After an amazing weekend spent sitting on the end of a dock fishing for two and a half days, it was time to come back to host an open house in one of my listings Monday evening, then right back to work Tuesday morning. The peace and quiet, lack of blackberry intrusions, computing, and phone calls was nice while it lasted lol. It just felt good to slow down for a couple days and spend time with my family and some close friends.
Yesterday, I was able to attend the noon AA meeting in town and I am glad I did. I had to spend a few minutes answering emails via blackberry as they worked through the readings and the initial discussion developed. (yea, I am THAT guy sometimes...) But, as one of the more recent newcomers began to speak, I dialed right in. He was talking about how when he first came to AA all he wanted to do (and needed to do) was stop drinking. He's been discovering that there is much, much more to AA and obritey than just not drinking. I love to hear a newcomer share about how they are really grasping the program, and how life is improving. He talked about how his wife was struggling to understand why he continues to come to meetings, even though he is no longer drinking. He received some good advice about how to be grateful to is wife for her support, and how he should strive to take what he learns in the meetings and apply it to his family life. most importantly, he received some excellent experience strenth and hope on hw many of us have kept sobriety as the most important thing in our lives, in an effort to repair all the damage done to our families, employers and so forth.
I sat and reflected on just how much my life has changed in the 15+ years I have been sober in AA. I continue to marvel at how unrecognizeable my life is when you compare it to how I was living when I got sober. I can clearly recall in vivid detail, how I lived before AA, and I pray I never forget, lest I repeat those mistakes. But, I cannot get over the transformation that has occured in my life, and all of the amazing blessings I have to be grateful for because I came to AA and got sober. My whole life, all the good things in it have all come as a result of getting sober in AA.

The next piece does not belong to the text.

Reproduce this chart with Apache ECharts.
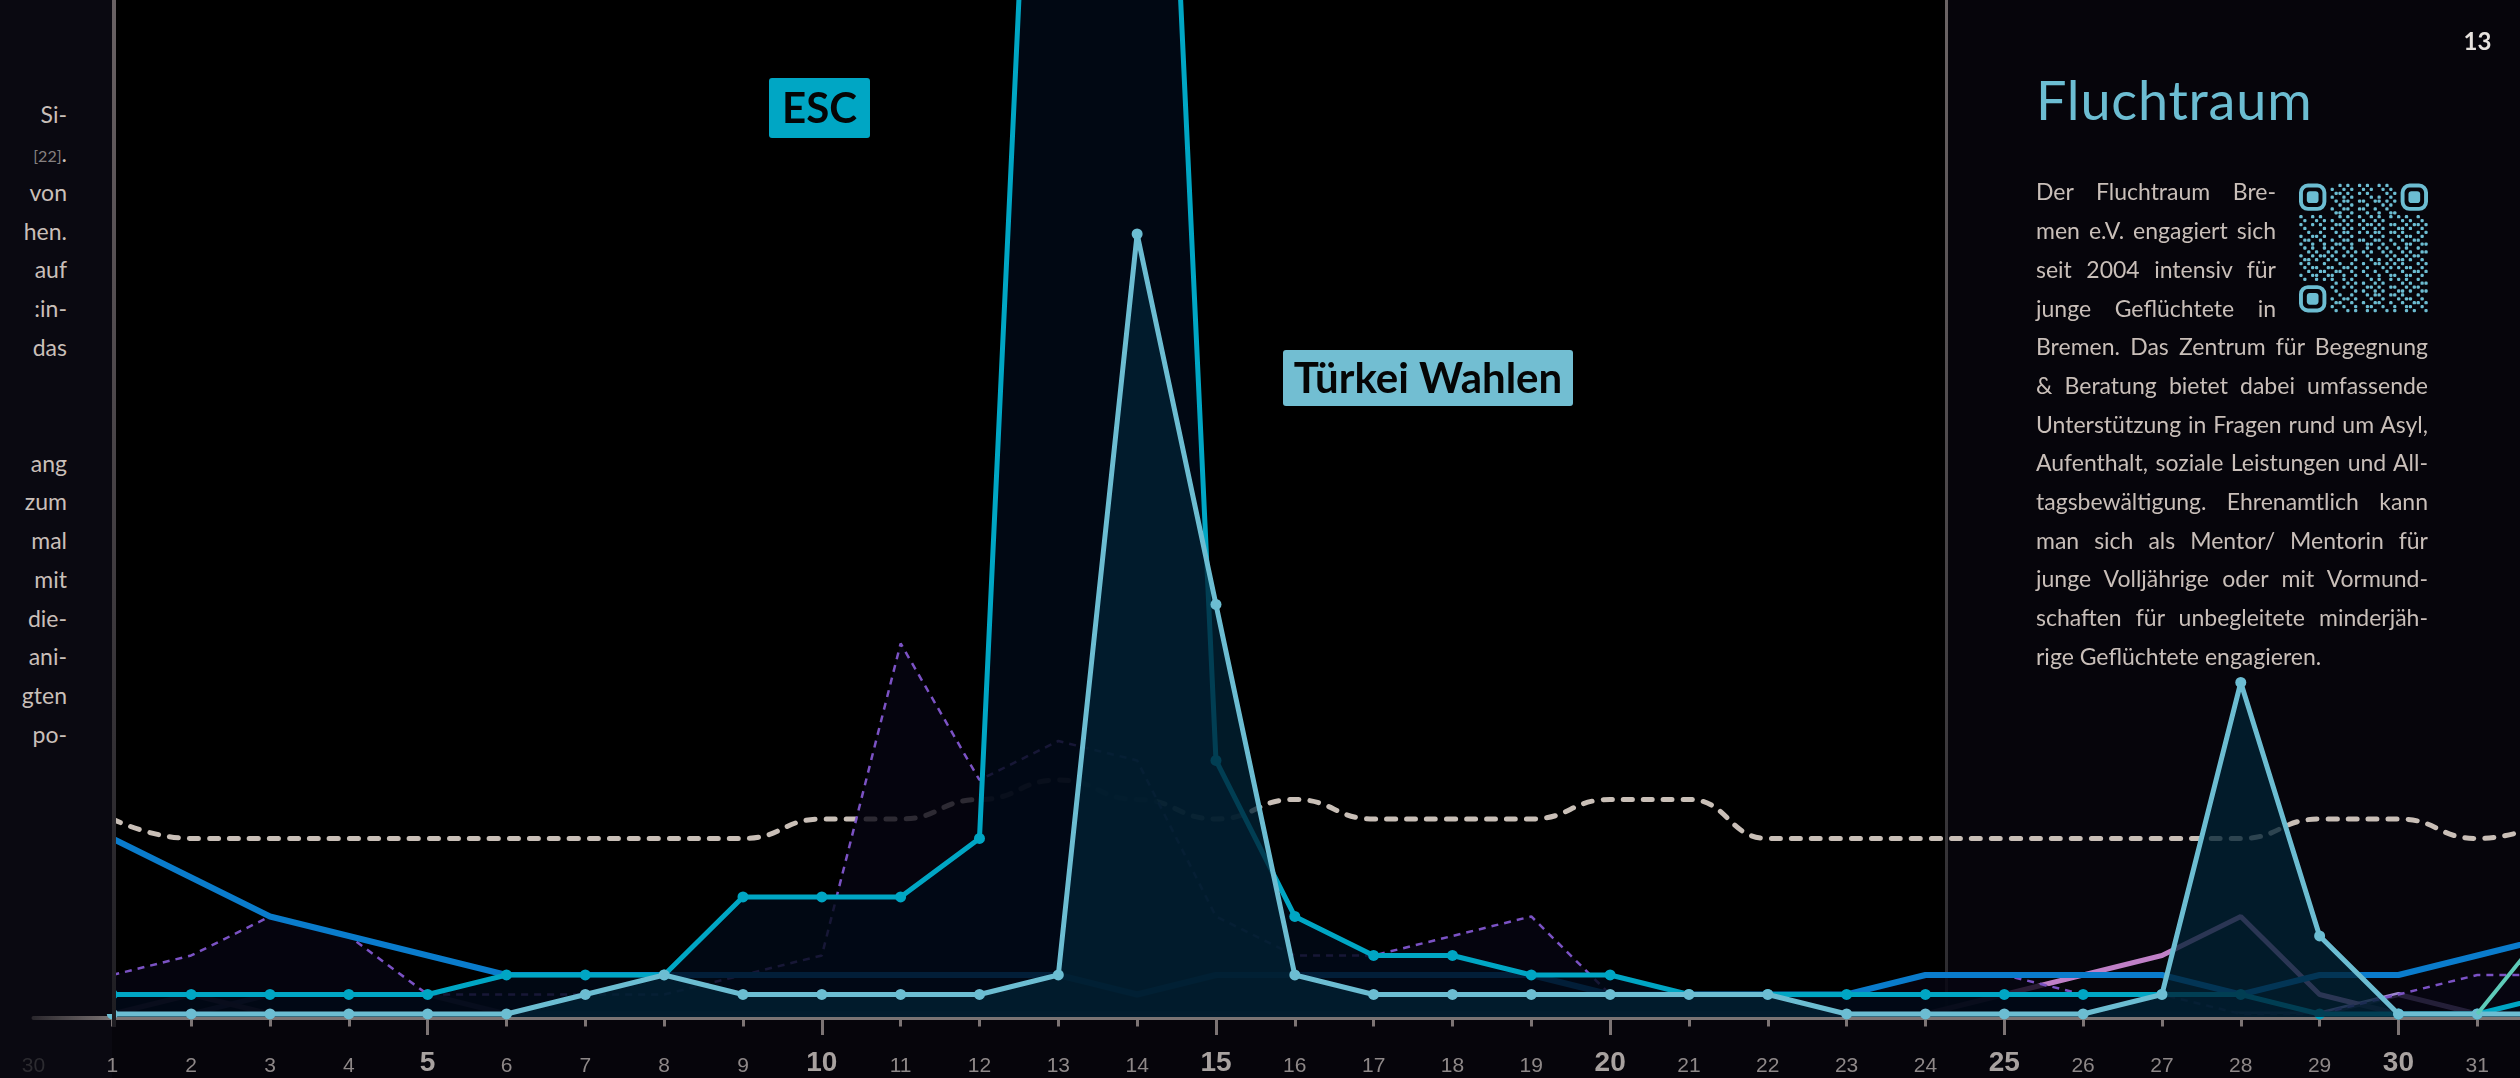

The newcomer marvelled at the depth and power of AA and how the program can help us in so many ways beyond just not drinking. I reminded him that the only step the focuses on alcohol is Step 1. The rest of the 12 Steps focus on the REAL problem... us! I've learned in my sober life that without a doubt, AA is divine in nature, a spiritual program given to us by our Higher Powers. I've learned that without a doubt, all good things in the world come from our Higher Power. There can be no mistake that AA is a God-given spiritual gift that i smeant to be shared and spread to those who want and need recovery from alcoholism and addiction.
Man am I glad I went to that meeting yesterday! I am so grateful for God, AA and sobriety!